Local LLM – Single User vs Multiple Users
The full reference is available as a PDF guide .
Running a local LLM comes down to one question: who is going to use it?
- Single user →
llama.cpp. Simpler, lower latency, sequential requests. - Multiple users →
vllm. Higher throughput via continuous batching, supports multi-GPU sharding.
llama.cpp (single user) #
Build with CUDA and OpenSSL support (OpenSSL lets the server pull models directly from Hugging Face):
git clone https://github.com/ggml-org/llama.cpp.git && cd llama.cpp
cmake -B build -DGGML_CUDA=ON -DLLAMA_OPENSSL=ON -DCMAKE_BUILD_TYPE=Release
cmake --build build --config Release -j
Serve:
CUDA_VISIBLE_DEVICES=0 ./build/bin/llama-server \
-hf unsloth/Qwen3.6-35B-A3B-GGUF:UD-Q5_K_XL \
--jinja \
-c 65536 \
--port 8034 \
-ngl 999 \
--flash-attn on
This exposes a web UI at localhost:8034 and an OpenAI-compatible API at localhost:8034/v1. The -hf flag downloads the model automatically. Use -ngl 999 to offload all layers to GPU. --jinja is required for tool calling.

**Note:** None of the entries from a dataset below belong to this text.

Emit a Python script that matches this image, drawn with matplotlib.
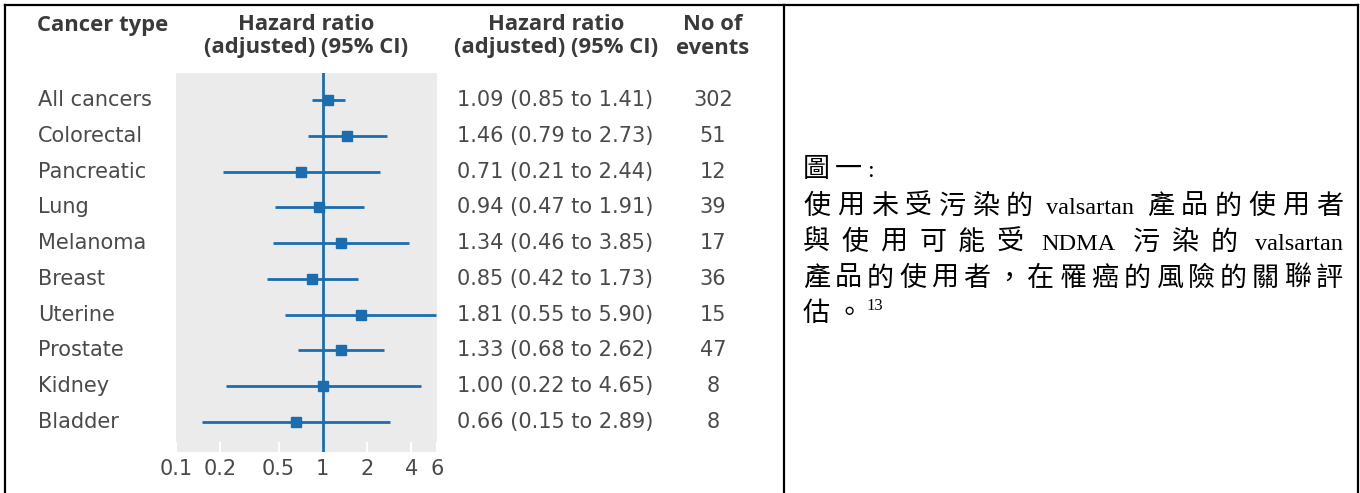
import numpy as np
import matplotlib.pyplot as plt
from matplotlib import transforms
from matplotlib.lines import Line2D
from matplotlib.ticker import NullLocator

plt.rcParams['font.family'] = ['DejaVu Sans']

# Forest plot data
cancer_types = ['All cancers', 'Colorectal', 'Pancreatic', 'Lung', 'Melanoma',
                'Breast', 'Uterine', 'Prostate', 'Kidney', 'Bladder']
hazard_ratio = [1.09, 1.46, 0.71, 0.94, 1.34, 0.85, 1.81, 1.33, 1.00, 0.66]
ci_low = [0.85, 0.79, 0.21, 0.47, 0.46, 0.42, 0.55, 0.68, 0.22, 0.15]
ci_high = [1.41, 2.73, 2.44, 1.91, 3.85, 1.73, 5.90, 2.62, 4.65, 2.89]
n_events = [302, 51, 12, 39, 17, 36, 15, 47, 8, 8]
x_ticks = [0.1, 0.2, 0.5, 1, 2, 4, 6]
x_tick_labels = ['0.1', '0.2', '0.5', '1', '2', '4', '6']

# Caption in the right cell
caption_lines = [
    '圖一:',
    '使用未受污染的 valsartan 產品的使用者',
    '與使用可能受 NDMA 污染的 valsartan',
    '產品的使用者，在罹癌的風險的關聯評',
    '估。',
]
caption_justify = [False, True, True, True, False]
footnote_ref = '13'

BLUE = '#1c6cb0'
TXT = '#4a4a4a'
HEAD = '#3a3a3a'
GREY_BG = '#ebebeb'

W, H = 1360, 493
fig = plt.figure(figsize=(W / 100, H / 100), dpi=100)


def fx(px):
    return px / W


def fy(py):
    return 1 - py / H


# plot area
ax = fig.add_axes([fx(176), fy(452), (437 - 176) / W, (452 - 73) / H])
ax.set_facecolor(GREY_BG)
ax.set_xscale('log')
ax.set_xlim(0.1, 6)
rows = np.arange(len(cancer_types))
ax.set_ylim(9.84, -0.755)

ax.axvline(1, color=BLUE, lw=2)
ax.hlines(rows, ci_low, ci_high, color=BLUE, lw=2)
ax.plot(hazard_ratio, rows, 's', color=BLUE, ms=7)

for s in ax.spines.values():
    s.set_visible(False)
ax.set_yticks([])
ax.set_xticks(x_ticks)
ax.set_xticklabels(x_tick_labels)
ax.xaxis.set_minor_locator(NullLocator())
ax.tick_params(axis='x', direction='in', length=7, width=1.5, color='white',
               pad=5, labelsize=15, labelcolor=TXT)

# table columns
row_tr = transforms.blended_transform_factory(fig.transFigure, ax.transData)
for i, name in enumerate(cancer_types):
    fig.text(fx(38), i, name, transform=row_tr, ha='left', va='center',
             fontsize=15, color=TXT)
    fig.text(fx(457), i, f'{hazard_ratio[i]:.2f} ({ci_low[i]:.2f} to {ci_high[i]:.2f})',
             transform=row_tr, ha='left', va='center', fontsize=15, color=TXT)
    fig.text(fx(713), i, str(n_events[i]), transform=row_tr, ha='center',
             va='center', fontsize=15, color=TXT)

# headers
hd = dict(fontsize=15.8, fontweight='bold', color=HEAD, va='center',
          family=['Open Sans', 'DejaVu Sans'])
fig.text(fx(37), fy(25), 'Cancer type', ha='left', **hd)
fig.text(fx(306), fy(25), 'Hazard ratio', ha='center', **hd)
fig.text(fx(306), fy(48), '(adjusted) (95% CI)', ha='center', **hd)
fig.text(fx(556), fy(25), 'Hazard ratio', ha='center', **hd)
fig.text(fx(556), fy(48), '(adjusted) (95% CI)', ha='center', **hd)
fig.text(fx(713), fy(25), 'No of', ha='center', **hd)
fig.text(fx(713), fy(48), 'events', ha='center', **hd)

# table borders
bk = dict(color='black', lw=1.6, solid_capstyle='projecting')
fig.add_artist(Line2D([fx(5), fx(1358)], [fy(5), fy(5)], **bk))
for xb in (5, 784, 1358):
    fig.add_artist(Line2D([fx(xb), fx(xb)], [fy(5), fy(H + 5)], **bk))

# caption: CJK characters one by one, Latin words whole, justified lines
CJK_FONT = ['Noto Sans CJK TC', 'DejaVu Sans']
LAT_FONT = ['Liberation Serif', 'DejaVu Serif']
CJK_SIZE = 19.5
LAT_SIZE = 17.5
SPACE_PX = 6
LEFT, RIGHT = 803, 1343
baselines = [177, 214, 250, 286, 321]


def tokenize(s):
    toks = []
    word, word_space, space = '', False, False
    for ch in s:
        if ch == ' ':
            if word:
                toks.append((word, word_space))
                word = ''
            space = True
            continue
        if ch.isascii():
            if not word:
                word_space, space = space, False
            word += ch
        else:
            if word:
                toks.append((word, word_space))
                word = ''
            toks.append((ch, space))
            space = False
    if word:
        toks.append((word, word_space))
    return toks


renderer = fig.canvas.get_renderer()
placed = []
for line, base in zip(caption_lines, baselines):
    items = []
    for tok, sp in tokenize(line):
        latin = tok.isascii()
        t = fig.text(0, fy(base), tok, family=LAT_FONT if latin else CJK_FONT,
                     fontsize=LAT_SIZE if latin else CJK_SIZE,
                     color='black', ha='left', va='baseline')
        items.append((t, t.get_window_extent(renderer).width, sp))
    placed.append(items)

extras = []
for items, just in zip(placed, caption_justify):
    if just:
        used = sum(w for _, w, _ in items) + sum(SPACE_PX for _, _, sp in items[1:] if sp)
        extras.append((RIGHT - LEFT - used) / (len(items) - 1))
    else:
        extras.append(None)
default_extra = extras[3]

for items, extra in zip(placed, extras):
    if extra is None:
        extra = default_extra
    x = LEFT
    for k, (t, w, sp) in enumerate(items):
        if k > 0:
            x += extra + (SPACE_PX if sp else 0)
        t.set_x(fx(x))
        x += w
    end_x = x

fig.text(fx(end_x + 4), fy(baselines[-1] - 11), footnote_ref, family=LAT_FONT,
         fontsize=12, color='black', ha='left', va='baseline')

fig.savefig('out.png', dpi=100, facecolor='white')
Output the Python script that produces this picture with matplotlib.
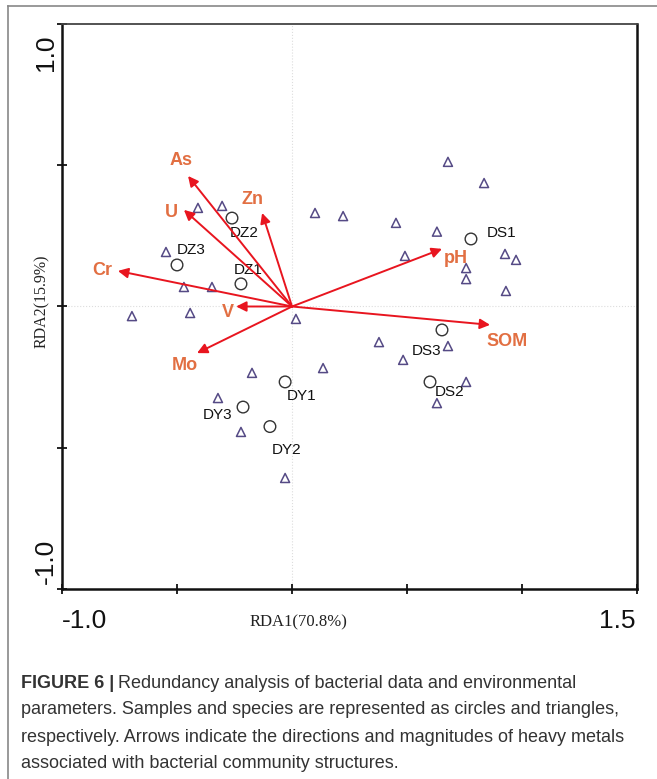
import matplotlib.pyplot as plt
from matplotlib.lines import Line2D

# 環境因子（矢印）
env_names = ["As", "U", "Zn", "Cr", "V", "Mo", "pH", "SOM"]
env_x = [-0.452, -0.470, -0.130, -0.757, -0.243, -0.413, 0.652, 0.861]
env_y = [0.462, 0.342, 0.331, 0.126, 0.000, -0.165, 0.204, -0.065]

# サンプル（丸）
sample_names = ["DZ1", "DZ2", "DZ3", "DS1", "DS2", "DS3", "DY1", "DY2", "DY3"]
sample_x = [-0.222, -0.261, -0.500, 0.778, 0.600, 0.652, -0.030, -0.096, -0.213]
sample_y = [0.080, 0.313, 0.147, 0.239, -0.267, -0.083, -0.267, -0.425, -0.356]

# 種（三角）
species_x = [-0.409, -0.304, 0.100, -0.548, -0.470, -0.348, -0.696, -0.443, 0.017,
             0.222, 0.678, 0.835, 0.452, 0.630, 0.491, 0.926, 0.974, 0.757, 0.757,
             0.930, -0.174, 0.135, -0.322, -0.222, -0.030, 0.378, 0.483, 0.678,
             0.757, 0.630]
species_y = [0.349, 0.356, 0.331, 0.193, 0.069, 0.069, -0.034, -0.023, -0.044,
             0.320, 0.512, 0.437, 0.296, 0.265, 0.179, 0.186, 0.165, 0.136, 0.097,
             0.055, -0.235, -0.218, -0.324, -0.444, -0.607, -0.126, -0.189, -0.140,
             -0.267, -0.342]

# 軸の範囲
x_range = (-1.0, 1.5)
y_range = (-1.0, 1.0)

# ラベルの位置（ポイント単位のオフセット）
env_offsets = {"As": (-5, 11), "U": (-9, -2), "Zn": (-7, 10), "Cr": (-11, 0),
               "V": (-6, -4), "Mo": (-9, -9), "pH": (10, -7), "SOM": (12, -12)}
sample_offsets = {"DZ1": (5, 10), "DZ2": (9, -11), "DZ3": (10, 11), "DS1": (22, 4),
                  "DS2": (14, -7), "DS3": (-11, -15), "DY1": (12, -10),
                  "DY2": (12, -17), "DY3": (-18, -6)}

sans = ["Liberation Sans", "DejaVu Sans"]
arrow_red = "#e8151f"
label_orange = "#e26f42"
tri_color = "#554a85"

fig = plt.figure(figsize=(6.57, 7.79), dpi=100)
ax = fig.add_axes([0.0944, 0.2439, 0.8752, 0.7253])
ax.set_xlim(*x_range)
ax.set_ylim(*y_range)

# 原点の補助線
ax.axhline(0, color="#dddddd", lw=0.8, ls=":", zorder=0)
ax.axvline(0, color="#dddddd", lw=0.8, ls=":", zorder=0)

ax.scatter(species_x, species_y, marker="^", s=42, facecolors="none",
           edgecolors=tri_color, linewidths=1.1, zorder=3)
ax.scatter(sample_x, sample_y, marker="o", s=70, facecolors="none",
           edgecolors="#333333", linewidths=1.0, zorder=3)

for name, x, y in zip(sample_names, sample_x, sample_y):
    dx, dy = sample_offsets[name]
    ax.annotate(name, (x, y), xytext=(dx, dy), textcoords="offset points",
                ha="center", va="center", fontsize=11, family=sans,
                color="#111111", zorder=4)

for name, x, y in zip(env_names, env_x, env_y):
    ax.annotate("", xy=(x, y), xytext=(0, 0),
                arrowprops=dict(arrowstyle="-|>", color=arrow_red, lw=1.4,
                                mutation_scale=15, shrinkA=0, shrinkB=0),
                zorder=5)
    dx, dy = env_offsets[name]
    ax.annotate(name, (x, y), xytext=(dx, dy), textcoords="offset points",
                ha="center", va="center", fontsize=13, fontweight="bold",
                family=sans, color=label_orange, zorder=6)

# 軸の見た目
for side in ["left", "bottom", "right"]:
    ax.spines[side].set_linewidth(1.8)
    ax.spines[side].set_color("#111111")
ax.spines["top"].set_linewidth(1.3)
ax.spines["top"].set_color("#444444")

ax.set_xticks([-1.0, -0.5, 0.0, 0.5, 1.0, 1.5])
ax.set_yticks([-1.0, -0.5, 0.0, 0.5, 1.0])
ax.set_xticklabels([])
ax.set_yticklabels([])
ax.tick_params(direction="inout", length=7, width=1.3, colors="#111111")

# 端の目盛りだけ数値を書く
tick_kw = dict(xycoords="axes fraction", textcoords="offset pixels",
               fontsize=19, family=sans, color="#111111")
ax.annotate(f"{x_range[0]:.1f}", (0, 0), xytext=(0, -32), ha="left", va="center", **tick_kw)
ax.annotate(f"{x_range[1]:.1f}", (1, 0), xytext=(-2, -32), ha="right", va="center", **tick_kw)
ax.annotate(f"{y_range[1]:.1f}", (0, 1), xytext=(-16, -11), ha="center", va="top",
            rotation=90, **tick_kw)
ax.annotate(f"{y_range[0]:.1f}", (0, 0), xytext=(-16, 5), ha="center", va="bottom",
            rotation=90, **tick_kw)

ax.set_xlabel("RDA1(70.8%)", family="Liberation Serif", fontsize=12,
              color="#222222")
ax.xaxis.set_label_coords(0.412, -0.045)
ax.set_ylabel("RDA2(15.9%)", family="Liberation Serif", fontsize=11.5,
              color="#222222")
ax.yaxis.set_label_coords(-0.021, 0.51)

# 外枠（上と左）
fig.add_artist(Line2D([8 / 657, 8 / 657], [0, 1 - 6 / 779],
                      transform=fig.transFigure, color="#888888", lw=1.2))
fig.add_artist(Line2D([8 / 657, 1], [1 - 6 / 779, 1 - 6 / 779],
                      transform=fig.transFigure, color="#888888", lw=1.2))

# キャプション
cap_lines = [
    "Redundancy analysis of bacterial data and environmental",
    "parameters. Samples and species are represented as circles and triangles,",
    "respectively. Arrows indicate the directions and magnitudes of heavy metals",
    "associated with bacterial community structures.",
]
cap_y = [683, 710, 737, 764]
cap_x = 21 / 657
t = fig.text(cap_x, 1 - cap_y[0] / 779, "FIGURE 6 |", family=sans,
             fontweight="bold", fontsize=13, color="#333333", va="center")
fig.canvas.draw()
bb = t.get_window_extent()
fig.text((bb.x1 + 4) / 657, 1 - cap_y[0] / 779, cap_lines[0], family=sans,
         fontsize=13, color="#333333", va="center")
for line, yy in zip(cap_lines[1:], cap_y[1:]):
    fig.text(cap_x, 1 - yy / 779, line, family=sans, fontsize=13,
             color="#333333", va="center")

fig.savefig("out.png", dpi=100)
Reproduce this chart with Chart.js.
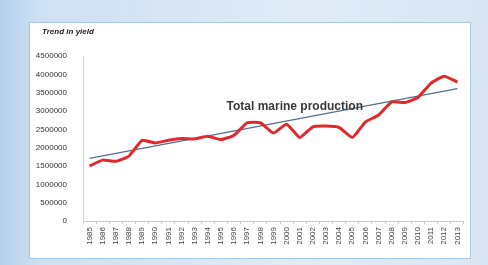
<!DOCTYPE html>
<html>
<head>
<meta charset="utf-8">
<script src="https://cdn.jsdelivr.net/npm/chart.js@4"></script>
<style>
  html, body { margin: 0; padding: 0; }
  body {
    width: 488px; height: 265px; overflow: hidden; position: relative;
    background: linear-gradient(90deg, #b6d0ea 0px, #cfe0f2 40px, #e0ebf7 300px, #d9e6f4 488px);
  }
  #box {
    position: absolute; left: 29px; top: 22px; width: 440px; height: 235px;
    background: #fff; border: 1px solid #a8c7e6;
  }
  #myChart { display: block; }
</style>
</head>
<body>
<div id="box"><canvas id="myChart" width="440" height="235"></canvas></div>
<script>
// anos (eixo x)
var years = ['1985', '1986', '1987', '1988', '1989', '1990', '1991', '1992', '1993', '1994',
  '1995', '1996', '1997', '1998', '1999', '2000', '2001', '2002', '2003', '2004',
  '2005', '2006', '2007', '2008', '2009', '2010', '2011', '2012', '2013'];

// produção marinha total
var production = [1500000, 1660000, 1630000, 1770000, 2200000, 2130000, 2200000, 2250000, 2240000, 2310000,
  2220000, 2340000, 2680000, 2680000, 2400000, 2640000, 2280000, 2570000, 2590000, 2550000,
  2280000, 2700000, 2890000, 3250000, 3230000, 3370000, 3760000, 3950000, 3790000];

// linha de tendência: valor no primeiro e no último ano
var trendEnds = [1710000, 3610000];

// eixo y
var yTicks = [0, 500000, 1000000, 1500000, 2000000, 2500000, 3000000, 3500000, 4000000, 4500000];

var chartTitle = 'Trend in yield';
var seriesLabel = 'Total marine production';

var trendData = years.map(function (y, i) {
  if (i === 0) return trendEnds[0];
  if (i === years.length - 1) return trendEnds[1];
  return null;
});

// título e rótulo da série desenhados à mão
var textPlugin = {
  id: 'textPlugin',
  afterDraw: function (chart) {
    var ctx = chart.ctx;
    var xs = chart.scales.x, ys = chart.scales.y;
    ctx.save();
    ctx.fillStyle = '#222';
    ctx.font = 'italic bold 8px "Liberation Sans", Arial, sans-serif';
    ctx.textBaseline = 'middle';
    ctx.textAlign = 'left';
    ctx.fillText(chartTitle, 12, 9);

    ctx.fillStyle = '#3a3a3a';
    ctx.font = 'bold 12px "Liberation Sans", Arial, sans-serif';
    ctx.textBaseline = 'alphabetic';
    ctx.fillText(seriesLabel, xs.getPixelForValue(10.43), ys.getPixelForValue(3020000));
    ctx.restore();
  }
};

var ctx = document.getElementById('myChart');
var myChart = new Chart(ctx, {
  type: 'line',
  data: {
    labels: years,
    datasets: [{
      label: 'Trend',
      data: trendData,
      borderColor: '#52708f',
      borderWidth: 1.3,
      pointRadius: 0,
      spanGaps: true,
      order: 2
    }, {
      label: seriesLabel,
      data: production,
      borderColor: '#e0282d',
      borderWidth: 3,
      pointRadius: 0,
      tension: 0.15,
      order: 1
    }]
  },
  options: {
    responsive: false,
    animation: false,
    layout: { padding: { top: 33, right: 1, left: 0, bottom: 0 } },
    plugins: {
      legend: { display: false },
      tooltip: { enabled: false }
    },
    scales: {
      x: {
        offset: true,
        grid: { drawOnChartArea: false, drawTicks: true, tickLength: 3, color: '#cfcfcf', offset: true },
        border: { color: '#c8c8c8' },
        ticks: {
          autoSkip: false, minRotation: 90, maxRotation: 90, padding: 3,
          color: '#444', font: { size: 8, family: '"Liberation Sans", Arial, sans-serif' }
        },
        afterFit: function (scale) { scale.height = 37; }
      },
      y: {
        min: 0,
        max: 4500000,
        afterBuildTicks: function (scale) {
          scale.ticks = yTicks.map(function (v) { return { value: v }; });
        },
        grid: { display: false },
        border: { display: true, color: '#d4d4d4' },
        ticks: {
          padding: 8,
          color: '#333',
          font: { size: 8, family: '"Liberation Sans", Arial, sans-serif' },
          callback: function (v) { return String(v); }
        },
        afterFit: function (scale) { scale.width = 53; }
      }
    }
  },
  plugins: [textPlugin]
});
</script>
</body>
</html>
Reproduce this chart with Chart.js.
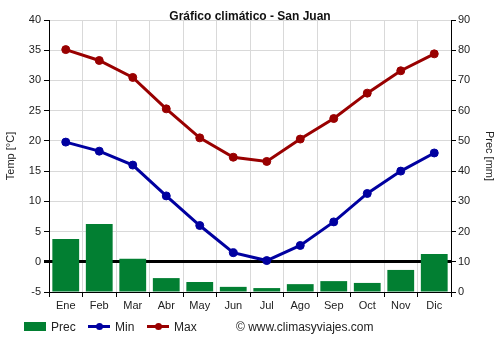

The best model I tested is unsloth/Qwen3.6-35B-A3B-GGUF:UD-Q5_K_XL — reasoning quality on par with frontier models from a few months ago.
vllm (multiple users) #
uv pip install vllm # CUDA 12.x
uv run vllm serve Qwen/Qwen2.5-7B-Instruct \
--host 127.0.0.1 --port 8000 \
--max-model-len 32768 \
--tensor-parallel-size 4
For a web UI, spin up Open WebUI via Docker:
docker run -d --network=host \
-e OPENAI_API_BASE_URL=http://127.0.0.1:8000/v1 \
-e OPENAI_API_KEY=sk-no-key \
--name open-webui \
ghcr.io/open-webui/open-webui:main
Access it at localhost:8080. If the server is remote, forward the port: ssh -L 8080:127.0.0.1:8080 user@server.
Connecting to Opencode #
Both backends expose an OpenAI-compatible API, so Opencode
can use either. Add a provider block to ~/.config/opencode/opencode.json:
"qwen3.6-local": {
"name": "llama.cpp Qwen",
"npm": "@ai-sdk/openai-compatible",
"options": { "baseURL": "http://127.0.0.1:8034/v1" },
"models": {
"unsloth/Qwen3.6-35B-A3B-GGUF:UD-Q5_K_XL": {
"name": "Qwen 3.6 local",
"tool_call": true
}
}
}
Summary #
| Aspect | llama.cpp | vllm |
|---|---|---|
| Best for | Single user | Multiple users |
| Throughput | Sequential | Continuous batching |
| Setup | Low | Moderate |
| Model format | GGUF (quantised) | Full-precision HF |
| Web UI | Built-in | Open WebUI (Docker) |
Start with llama.cpp + Qwen 3.6 for personal use. Switch to vllm only when you need to share the model with teammates.